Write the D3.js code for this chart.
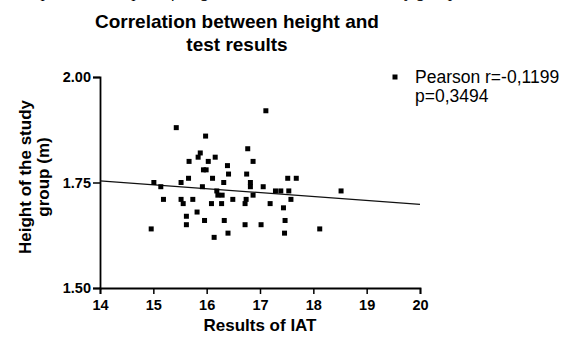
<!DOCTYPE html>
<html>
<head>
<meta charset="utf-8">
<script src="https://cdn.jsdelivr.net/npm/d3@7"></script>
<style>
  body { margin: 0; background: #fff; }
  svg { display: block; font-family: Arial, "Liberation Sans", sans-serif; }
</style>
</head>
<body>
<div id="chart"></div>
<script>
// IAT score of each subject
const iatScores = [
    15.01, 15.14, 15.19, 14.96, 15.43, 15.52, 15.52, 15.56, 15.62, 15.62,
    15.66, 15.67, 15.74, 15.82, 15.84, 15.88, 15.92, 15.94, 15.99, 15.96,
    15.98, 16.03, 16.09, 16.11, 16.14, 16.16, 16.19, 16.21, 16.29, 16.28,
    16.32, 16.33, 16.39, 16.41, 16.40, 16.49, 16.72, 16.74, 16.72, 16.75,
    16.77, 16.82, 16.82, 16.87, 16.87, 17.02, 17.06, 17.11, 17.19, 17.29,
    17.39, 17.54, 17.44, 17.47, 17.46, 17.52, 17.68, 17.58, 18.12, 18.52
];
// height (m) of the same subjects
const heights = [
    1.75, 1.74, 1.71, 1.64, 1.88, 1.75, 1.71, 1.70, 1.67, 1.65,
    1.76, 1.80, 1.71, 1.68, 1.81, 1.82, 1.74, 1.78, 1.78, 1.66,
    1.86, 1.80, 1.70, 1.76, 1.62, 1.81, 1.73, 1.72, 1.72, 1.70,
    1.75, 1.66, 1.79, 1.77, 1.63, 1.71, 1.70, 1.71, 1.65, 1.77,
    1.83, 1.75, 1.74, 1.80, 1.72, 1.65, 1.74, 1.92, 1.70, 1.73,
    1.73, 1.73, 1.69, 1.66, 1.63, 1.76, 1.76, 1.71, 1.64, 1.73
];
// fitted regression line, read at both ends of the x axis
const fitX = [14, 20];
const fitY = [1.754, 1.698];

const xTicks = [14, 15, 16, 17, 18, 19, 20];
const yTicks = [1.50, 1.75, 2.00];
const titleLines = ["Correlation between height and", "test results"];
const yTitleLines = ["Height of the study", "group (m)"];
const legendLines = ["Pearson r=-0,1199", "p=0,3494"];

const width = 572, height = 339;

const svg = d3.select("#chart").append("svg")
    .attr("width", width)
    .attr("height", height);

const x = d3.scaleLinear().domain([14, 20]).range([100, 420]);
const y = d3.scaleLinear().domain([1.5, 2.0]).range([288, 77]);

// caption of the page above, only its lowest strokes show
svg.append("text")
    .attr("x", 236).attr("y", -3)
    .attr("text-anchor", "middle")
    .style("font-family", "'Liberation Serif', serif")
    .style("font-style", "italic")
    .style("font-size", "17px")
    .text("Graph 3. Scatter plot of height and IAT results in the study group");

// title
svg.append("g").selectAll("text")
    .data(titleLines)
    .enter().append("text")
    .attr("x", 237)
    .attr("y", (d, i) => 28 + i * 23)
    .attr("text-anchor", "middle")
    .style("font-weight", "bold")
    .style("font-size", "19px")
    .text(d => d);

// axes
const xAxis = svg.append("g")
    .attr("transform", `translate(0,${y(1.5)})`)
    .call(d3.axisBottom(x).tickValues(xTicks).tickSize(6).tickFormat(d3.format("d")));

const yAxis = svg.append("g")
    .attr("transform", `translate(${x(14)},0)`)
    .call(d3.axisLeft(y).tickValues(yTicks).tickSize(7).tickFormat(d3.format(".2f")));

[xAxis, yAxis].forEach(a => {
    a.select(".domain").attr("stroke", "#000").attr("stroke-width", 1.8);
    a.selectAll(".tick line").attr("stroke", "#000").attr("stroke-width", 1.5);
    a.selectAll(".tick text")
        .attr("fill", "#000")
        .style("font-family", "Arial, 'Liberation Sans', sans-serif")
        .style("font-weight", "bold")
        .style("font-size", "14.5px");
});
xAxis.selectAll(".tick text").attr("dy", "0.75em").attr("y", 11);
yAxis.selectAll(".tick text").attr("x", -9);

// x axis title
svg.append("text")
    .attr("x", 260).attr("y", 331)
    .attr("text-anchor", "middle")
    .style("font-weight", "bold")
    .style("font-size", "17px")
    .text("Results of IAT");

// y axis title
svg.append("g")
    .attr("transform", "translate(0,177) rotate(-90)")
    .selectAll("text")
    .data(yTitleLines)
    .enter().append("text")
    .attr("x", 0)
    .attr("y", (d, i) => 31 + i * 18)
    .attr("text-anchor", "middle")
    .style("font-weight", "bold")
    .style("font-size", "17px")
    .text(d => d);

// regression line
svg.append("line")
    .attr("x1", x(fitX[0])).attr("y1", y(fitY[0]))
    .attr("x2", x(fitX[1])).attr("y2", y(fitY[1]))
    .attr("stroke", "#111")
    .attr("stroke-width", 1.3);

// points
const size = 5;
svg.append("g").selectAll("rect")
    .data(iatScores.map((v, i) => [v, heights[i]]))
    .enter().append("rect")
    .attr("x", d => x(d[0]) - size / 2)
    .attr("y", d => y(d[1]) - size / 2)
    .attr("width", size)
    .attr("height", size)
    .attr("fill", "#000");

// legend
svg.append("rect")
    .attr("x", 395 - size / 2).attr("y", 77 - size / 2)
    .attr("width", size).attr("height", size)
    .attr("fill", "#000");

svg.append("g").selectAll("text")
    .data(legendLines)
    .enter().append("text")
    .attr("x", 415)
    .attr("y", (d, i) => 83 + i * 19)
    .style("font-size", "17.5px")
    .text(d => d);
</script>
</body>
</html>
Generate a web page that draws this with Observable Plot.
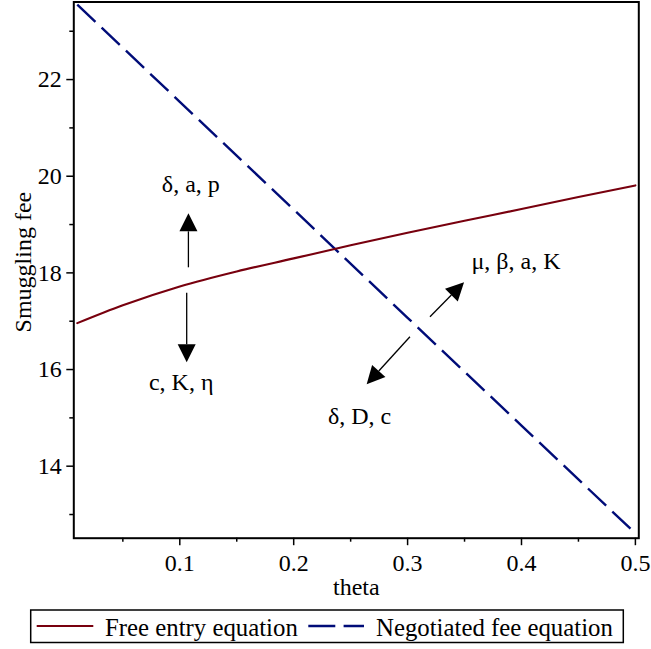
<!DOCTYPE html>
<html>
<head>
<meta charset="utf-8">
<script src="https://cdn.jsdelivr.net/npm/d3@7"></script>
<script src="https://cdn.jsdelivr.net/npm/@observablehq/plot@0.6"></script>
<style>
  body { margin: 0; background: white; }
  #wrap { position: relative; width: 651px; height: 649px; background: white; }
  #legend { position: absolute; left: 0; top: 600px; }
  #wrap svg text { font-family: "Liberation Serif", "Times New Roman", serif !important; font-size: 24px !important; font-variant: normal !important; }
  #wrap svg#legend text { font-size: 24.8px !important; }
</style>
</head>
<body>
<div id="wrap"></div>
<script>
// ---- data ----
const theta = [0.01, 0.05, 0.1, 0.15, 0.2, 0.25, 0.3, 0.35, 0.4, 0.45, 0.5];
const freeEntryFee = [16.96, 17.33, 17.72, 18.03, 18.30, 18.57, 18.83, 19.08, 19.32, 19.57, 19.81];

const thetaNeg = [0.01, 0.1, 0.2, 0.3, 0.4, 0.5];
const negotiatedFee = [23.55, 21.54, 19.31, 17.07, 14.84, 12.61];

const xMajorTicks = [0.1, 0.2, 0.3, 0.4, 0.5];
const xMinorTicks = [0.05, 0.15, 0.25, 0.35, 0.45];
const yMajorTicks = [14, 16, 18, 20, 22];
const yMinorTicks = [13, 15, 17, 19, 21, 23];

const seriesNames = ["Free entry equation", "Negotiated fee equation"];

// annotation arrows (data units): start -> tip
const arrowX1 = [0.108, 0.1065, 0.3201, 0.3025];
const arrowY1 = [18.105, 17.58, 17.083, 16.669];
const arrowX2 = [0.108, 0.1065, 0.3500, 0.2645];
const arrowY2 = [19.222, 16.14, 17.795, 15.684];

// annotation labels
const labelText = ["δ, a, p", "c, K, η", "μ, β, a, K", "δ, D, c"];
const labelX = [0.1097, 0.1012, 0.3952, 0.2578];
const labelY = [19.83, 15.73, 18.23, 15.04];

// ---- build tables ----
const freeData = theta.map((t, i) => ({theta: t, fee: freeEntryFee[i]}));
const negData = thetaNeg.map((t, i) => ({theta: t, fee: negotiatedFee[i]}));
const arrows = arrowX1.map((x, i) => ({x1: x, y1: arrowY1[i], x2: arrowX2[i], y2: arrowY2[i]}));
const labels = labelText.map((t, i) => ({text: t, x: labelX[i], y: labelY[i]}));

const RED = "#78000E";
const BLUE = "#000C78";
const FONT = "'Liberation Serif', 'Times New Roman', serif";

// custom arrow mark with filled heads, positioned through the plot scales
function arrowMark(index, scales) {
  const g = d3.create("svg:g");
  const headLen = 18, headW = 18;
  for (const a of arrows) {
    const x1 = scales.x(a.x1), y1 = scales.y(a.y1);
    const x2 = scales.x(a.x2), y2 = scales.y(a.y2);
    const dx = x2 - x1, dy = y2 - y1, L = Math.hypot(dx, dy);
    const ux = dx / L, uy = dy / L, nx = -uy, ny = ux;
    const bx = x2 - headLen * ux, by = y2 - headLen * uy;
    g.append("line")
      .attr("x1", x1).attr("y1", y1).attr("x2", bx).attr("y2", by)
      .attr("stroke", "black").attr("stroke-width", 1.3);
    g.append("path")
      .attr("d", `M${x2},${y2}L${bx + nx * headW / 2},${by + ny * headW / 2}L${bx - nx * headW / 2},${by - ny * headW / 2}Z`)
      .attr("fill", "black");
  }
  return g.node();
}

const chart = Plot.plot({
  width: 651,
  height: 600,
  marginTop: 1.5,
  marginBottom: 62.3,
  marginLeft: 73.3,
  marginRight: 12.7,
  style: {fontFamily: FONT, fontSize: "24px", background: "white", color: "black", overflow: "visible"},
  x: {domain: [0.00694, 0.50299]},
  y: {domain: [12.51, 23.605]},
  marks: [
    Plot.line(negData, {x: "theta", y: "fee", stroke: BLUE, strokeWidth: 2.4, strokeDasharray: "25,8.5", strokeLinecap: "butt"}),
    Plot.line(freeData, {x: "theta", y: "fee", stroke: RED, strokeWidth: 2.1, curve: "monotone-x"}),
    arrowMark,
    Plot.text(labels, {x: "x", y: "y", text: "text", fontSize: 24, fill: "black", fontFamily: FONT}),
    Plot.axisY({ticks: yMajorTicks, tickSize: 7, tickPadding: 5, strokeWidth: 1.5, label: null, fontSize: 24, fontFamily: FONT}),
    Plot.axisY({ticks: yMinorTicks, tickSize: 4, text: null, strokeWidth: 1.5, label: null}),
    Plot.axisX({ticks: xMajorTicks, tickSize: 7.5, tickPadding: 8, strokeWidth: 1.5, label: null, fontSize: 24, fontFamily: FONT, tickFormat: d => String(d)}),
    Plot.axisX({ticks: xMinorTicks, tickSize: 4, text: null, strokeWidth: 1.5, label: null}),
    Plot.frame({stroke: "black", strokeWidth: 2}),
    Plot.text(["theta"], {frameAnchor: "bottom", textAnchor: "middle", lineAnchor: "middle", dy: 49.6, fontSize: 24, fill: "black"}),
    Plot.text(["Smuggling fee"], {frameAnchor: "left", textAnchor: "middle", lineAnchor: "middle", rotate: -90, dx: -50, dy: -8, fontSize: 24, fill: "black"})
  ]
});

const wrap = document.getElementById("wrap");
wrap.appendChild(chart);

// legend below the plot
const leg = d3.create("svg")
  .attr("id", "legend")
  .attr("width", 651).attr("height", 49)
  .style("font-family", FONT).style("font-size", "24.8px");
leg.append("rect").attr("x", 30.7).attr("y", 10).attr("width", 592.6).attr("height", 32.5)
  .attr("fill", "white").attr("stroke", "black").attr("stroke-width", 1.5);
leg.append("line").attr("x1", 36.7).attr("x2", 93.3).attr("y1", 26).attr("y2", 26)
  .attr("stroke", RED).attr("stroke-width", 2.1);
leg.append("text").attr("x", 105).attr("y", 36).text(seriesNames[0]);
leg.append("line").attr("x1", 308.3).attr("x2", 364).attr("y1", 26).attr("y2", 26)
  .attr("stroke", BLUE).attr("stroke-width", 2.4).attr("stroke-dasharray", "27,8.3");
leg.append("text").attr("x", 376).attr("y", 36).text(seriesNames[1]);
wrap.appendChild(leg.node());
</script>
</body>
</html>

**The exercise:**
Going back to the data above, write out everything from the line with "Generate a web" down to the line with "Serif', 'Times New", both included, leaving every picture out.

**Correct output:**
Generate a web page that draws this with Observable Plot.
<!DOCTYPE html>
<html>
<head>
<meta charset="utf-8">
<script src="https://cdn.jsdelivr.net/npm/d3@7"></script>
<script src="https://cdn.jsdelivr.net/npm/@observablehq/plot@0.6"></script>
<style>
  body { margin: 0; background: white; }
  #wrap { position: relative; width: 651px; height: 649px; background: white; }
  #legend { position: absolute; left: 0; top: 600px; }
  #wrap svg text { font-family: "Liberation Serif", "Times New Roman", serif !important; font-size: 24px !important; font-variant: normal !important; }
  #wrap svg#legend text { font-size: 24.8px !important; }
</style>
</head>
<body>
<div id="wrap"></div>
<script>
// ---- data ----
const theta = [0.01, 0.05, 0.1, 0.15, 0.2, 0.25, 0.3, 0.35, 0.4, 0.45, 0.5];
const freeEntryFee = [16.96, 17.33, 17.72, 18.03, 18.30, 18.57, 18.83, 19.08, 19.32, 19.57, 19.81];

const thetaNeg = [0.01, 0.1, 0.2, 0.3, 0.4, 0.5];
const negotiatedFee = [23.55, 21.54, 19.31, 17.07, 14.84, 12.61];

const xMajorTicks = [0.1, 0.2, 0.3, 0.4, 0.5];
const xMinorTicks = [0.05, 0.15, 0.25, 0.35, 0.45];
const yMajorTicks = [14, 16, 18, 20, 22];
const yMinorTicks = [13, 15, 17, 19, 21, 23];

const seriesNames = ["Free entry equation", "Negotiated fee equation"];

// annotation arrows (data units): start -> tip
const arrowX1 = [0.108, 0.1065, 0.3201, 0.3025];
const arrowY1 = [18.105, 17.58, 17.083, 16.669];
const arrowX2 = [0.108, 0.1065, 0.3500, 0.2645];
const arrowY2 = [19.222, 16.14, 17.795, 15.684];

// annotation labels
const labelText = ["δ, a, p", "c, K, η", "μ, β, a, K", "δ, D, c"];
const labelX = [0.1097, 0.1012, 0.3952, 0.2578];
const labelY = [19.83, 15.73, 18.23, 15.04];

// ---- build tables ----
const freeData = theta.map((t, i) => ({theta: t, fee: freeEntryFee[i]}));
const negData = thetaNeg.map((t, i) => ({theta: t, fee: negotiatedFee[i]}));
const arrows = arrowX1.map((x, i) => ({x1: x, y1: arrowY1[i], x2: arrowX2[i], y2: arrowY2[i]}));
const labels = labelText.map((t, i) => ({text: t, x: labelX[i], y: labelY[i]}));

const RED = "#78000E";
const BLUE = "#000C78";
const FONT = "'Liberation Serif', 'Times New Roman', serif";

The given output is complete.